Au début de l’année prochaine, l’Union européenne prévoit d’ouvrir sa version d’un consulat* à Nuuk. L’ambassadeur du Canada (photo ci-dessous) a déclaré que son pays pourrait ouvrir un consulat prochainement. Ils rejoindraient ainsi l’Amérique, qui dispose d’un consulat à Nuuk depuis 2020, et l’Islande, dont un diplomate est en poste depuis 2013. À mesure que l’importance du Groenland pour la sécurité internationale s’accroît, et que son potentiel d’approvisionnement en énergie et en matières premières nécessaires à l’économie moderne devient plus évident, d’autres devraient suivre. Leur travail, en langage diplomatique, consistera à promouvoir la coopération entre leur pays et le Groenland, mais il leur faudra parfois parler avec des Danois pour accomplir leur tâche. Trouver à qui parler de quoi pourrait constituer leur plus grand défi.
Selon Ulrik Pram Gad, de Diis, un groupe de réflexion danois sur la politique étrangère, cette situation s’explique par le fait que Nuuk est autorisé à mener une politique étrangère qui lui est propre, mais qu’elle n’est pas toujours d’accord avec Copenhague pour savoir où s’arrête son autorité et où commence celle de Copenhague. La règle générale a longtemps été que Nuuk est autorisé à parler avec les puissances étrangères des domaines de gouvernement qui ont été transférés de Copenhague, et que Copenhague est seul responsable de la politique étrangère et de la défense, même si les responsables groenlandais sont de plus en plus impliqués dans les discussions sur ces questions lorsqu’elles s’appliquent au Groenland. Toutefois, et de plus en plus, écrit M. Gad dans une récente note d’orientation, Nuuk remet en question cette règle.

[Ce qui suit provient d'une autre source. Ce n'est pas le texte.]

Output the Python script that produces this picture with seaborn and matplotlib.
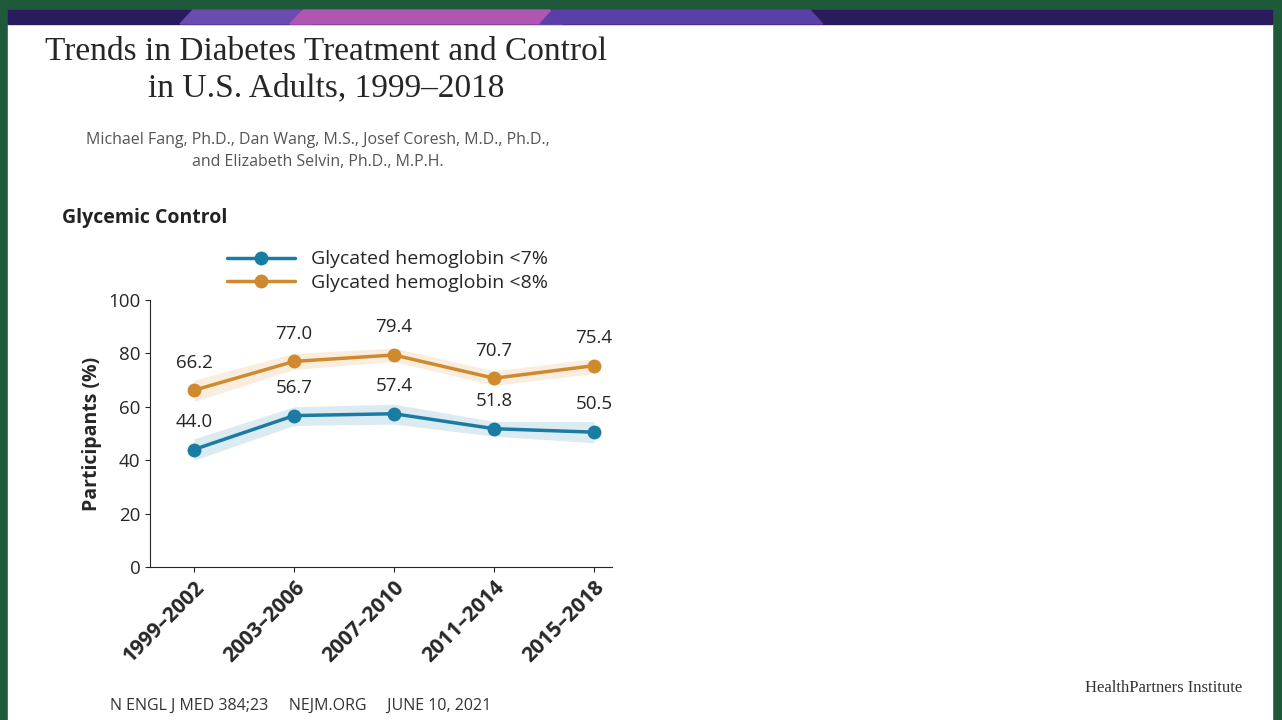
import numpy as np
import pandas as pd
import matplotlib.pyplot as plt
import seaborn as sns
from matplotlib.patches import Rectangle, Polygon

periods = ['1999–2002', '2003–2006', '2007–2010', '2011–2014', '2015–2018']
a1c7 = [44.0, 56.7, 57.4, 51.8, 50.5]
a1c7_lo = [40.0, 53.0, 53.5, 49.0, 46.5]
a1c7_hi = [48.0, 60.0, 61.0, 54.5, 54.5]
a1c8 = [66.2, 77.0, 79.4, 70.7, 75.4]
a1c8_lo = [62.0, 74.0, 77.0, 68.0, 72.5]
a1c8_hi = [70.0, 80.0, 82.0, 73.5, 78.0]
series_names = ['Glycated hemoglobin <7%', 'Glycated hemoglobin <8%']

blue = '#1a7ba3'
orange = '#d08a2e'

sns.set_style('ticks')
plt.rcParams['font.family'] = ['Open Sans', 'DejaVu Sans']

fig = plt.figure(figsize=(12.82, 7.2), dpi=100)

# frame and banner
fig.patches.append(Rectangle((0, 0), 1, 1, transform=fig.transFigure, color='#1e5a3a', zorder=-10))
fig.patches.append(Rectangle((8/1282, 0), 1264/1282, 696/720, transform=fig.transFigure, color='white', zorder=-9))
fig.patches.append(Rectangle((8/1282, 696/720), 1264/1282, 14/720, transform=fig.transFigure, color='#2a1a5e', zorder=-8))
for x0, x1, c in [(180, 300, '#6a4bb0'), (290, 550, '#b055b0'), (540, 810, '#5b3fa8')]:
    fig.patches.append(Polygon([(x0/1282, 696/720), (x0/1282+0.01, 710/720), (x1/1282, 710/720), (x1/1282+0.01, 696/720)],
                               transform=fig.transFigure, color=c, zorder=-7))

ax = fig.add_axes([150/1282, 153/720, 462/1282, 267/720])
df = pd.DataFrame({'period': periods * 2, 'value': a1c7 + a1c8,
                   'series': [series_names[0]] * 5 + [series_names[1]] * 5})
x = np.arange(len(periods))
ax.fill_between(x, a1c7_lo, a1c7_hi, color=blue, alpha=0.15, lw=0)
ax.fill_between(x, a1c8_lo, a1c8_hi, color=orange, alpha=0.15, lw=0)
sns.lineplot(data=df, x='period', y='value', hue='series', palette=[blue, orange],
             marker='o', markersize=10, markeredgewidth=0, linewidth=2.5, ax=ax, sort=False)
for xi, v in zip(x, a1c7):
    ax.text(xi, v + 7, f'{v:.1f}', ha='center', va='bottom', fontsize=13.5)
for xi, v in zip(x, a1c8):
    ax.text(xi, v + 7, f'{v:.1f}', ha='center', va='bottom', fontsize=13.5)

ax.set_xlim(-0.44, 4.18)
ax.set_ylim(0, 100)
ax.set_yticks([0, 20, 40, 60, 80, 100])
ax.tick_params(axis='y', labelsize=13.5)
ax.set_xticks(x)
ax.set_xticklabels(periods, rotation=45, ha='right', rotation_mode='anchor', fontsize=15, fontweight='bold')
ax.set_xlabel('')
ax.set_ylabel('Participants (%)', fontsize=14, fontweight='bold')
sns.despine(ax=ax)
ax.legend(loc='lower left', bbox_to_anchor=(0.15, 1.0), frameon=False, fontsize=14,
          handlelength=3.5, borderaxespad=0, labelspacing=0.3)

fig.text(326/1282, 1 - 70/720, 'Trends in Diabetes Treatment and Control\nin U.S. Adults, 1999–2018',
         ha='center', va='center', fontsize=24, family='Liberation Serif', linespacing=1.25)
fig.text(318/1282, 1 - 151/720, 'Michael Fang, Ph.D., Dan Wang, M.S., Josef Coresh, M.D., Ph.D.,\nand Elizabeth Selvin, Ph.D., M.P.H.',
         ha='center', va='center', fontsize=11.5, color='#555555', linespacing=1.5)
fig.text(62/1282, 1 - 218/720, 'Glycemic Control', ha='left', va='center', fontsize=14, fontweight='bold', color='#222222')
fig.text(110/1282, 1 - 706/720, 'N ENGL J MED 384;23     NEJM.ORG     JUNE 10, 2021',
         ha='left', va='center', fontsize=11.5, color='#333333')
fig.text(1242/1282, 1 - 688/720, 'HealthPartners Institute', ha='right', va='center',
         fontsize=12, family='Liberation Serif', color='#333333')

fig.savefig('out.png', dpi=100)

« Même si les Groenlandais et les Danois ont partagé une zone grise constitutionnelle pendant des décennies, cette zone s’est aujourd’hui élargie car les Danois soutiennent que la politique étrangère et de sécurité appartient en dernier ressort à Copenhague, tandis que les Groenlandais estiment que cela reviendrait à vider leur autonomie de son sens, car la position stratégique de leur île donne à de nombreuses questions intérieures un aspect sécuritaire. »
Selon un fonctionnaire danois interrogé par M. Gad, Copenhague a tendance à faire preuve de prudence lorsqu’il s’agit de donner à Nuuk un siège à la table des négociations – « par souci de transparence, nous les invitons même là où ils n’ont rien à faire », aurait déclaré le fonctionnaire. Aucune des parties n’est totalement satisfaite de la façon dont les choses fonctionnent, mais toutes deux ont appris à l’utiliser à leur avantage.
« Les autorités danoises trouvent parfois commode que le Groenland envoie ses propres ballons d’essai, plutôt que de les maîtriser avant qu’ils ne soient abattus, afin d’apprendre au Groenland les réactions du monde et vice versa. À d’autres moments, ces manœuvres sont organisées en coordination entre Nuuk et Copenhague pour renforcer le pouvoir de négociation. »
Pour les diplomates étrangers, naviguer dans une telle situation nécessite ce que l’un d’entre eux a décrit comme des « lunettes de protection permettant de voir à travers le brouillard ». Malgré cela, les faux pas diplomatiques sont, selon M. Gad, monnaie courante. Il constate que l’accueil réservé aux erreurs par les décideurs de Nuuk dépend de la nationalité de la personne qui les commet. « Certaines puissances étrangères sont plus libres que d’autres de dépasser les lignes rouges par des erreurs commises en toute bonne foi ou en se cachant derrière une ignorance feinte. » Cela, au moins, sera un langage familier pour les diplomates nouvellement arrivés.
*Nous savons que l’UE n’est pas un État et, en tant que tel, n’a pas d' »ambassades » ni de « consulats ». Toutefois, ses bureaux de représentation à l’étranger remplissent une fonction similaire à ces types de bureaux. Par souci de simplicité linguistique, nous avons donc choisi d’utiliser ces termes pour désigner leurs missions diplomatiques.